Can you categorise terms that use two related but possibly contrasting words together, to describe something like a totality?

Two examples I can think of:

"I searched far and wide" - meaning, you searched everywhere.

"I looked high and low" - meaning, again, you looked everywhere.

In both cases, the independent terms don't literally contribute to the final meaning, but you're putting these two terms together to make them more than the sum of their parts.

  • 1
    They are both compound adverbs. Just like hot dog is a compound noun. Aug 13 '20 at 1:54
  • I'm not sure that's right. Saying "It's hot and dog" doesn't mean the same as "hot dog". The inclusion of "and" changes it to something other than a set of compound adverbs, no?
    – HelloThere
    Aug 13 '20 at 2:25
  • That's because hot and dog isn't a compound noun.
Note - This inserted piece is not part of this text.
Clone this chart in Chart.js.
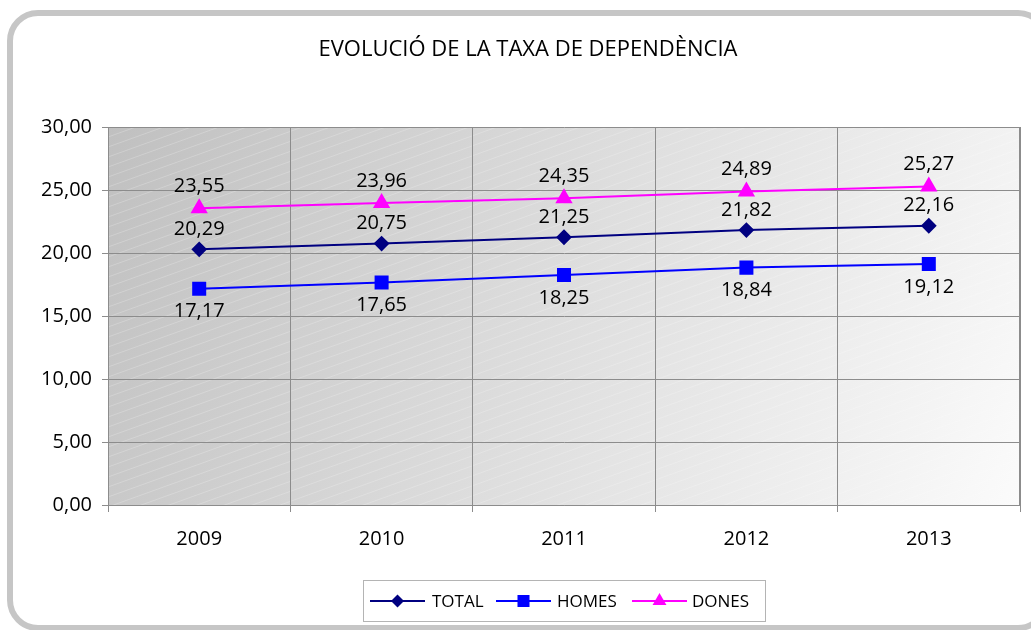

It's simply 3 words put together. Compound words can have meanings that are independent of the words that form them. If they didn't, hot dog (a warm mammal?) would make little sense. Aug 13 '20 at 2:51
  • To be clear about my previous comment, both far and wide and high and low have discrete and separate entries in dictionaries as actual compound words (entities) in their own right. They have been used so often that they are no longer just 3 words strung together, but now exist independently of their parts. Aug 13 '20 at 4:42
  • The general term for phrases that mean something different from the literal meaning is "idiom". There are many "X and Y" idioms, often used to emphasize extremeness as in your examples.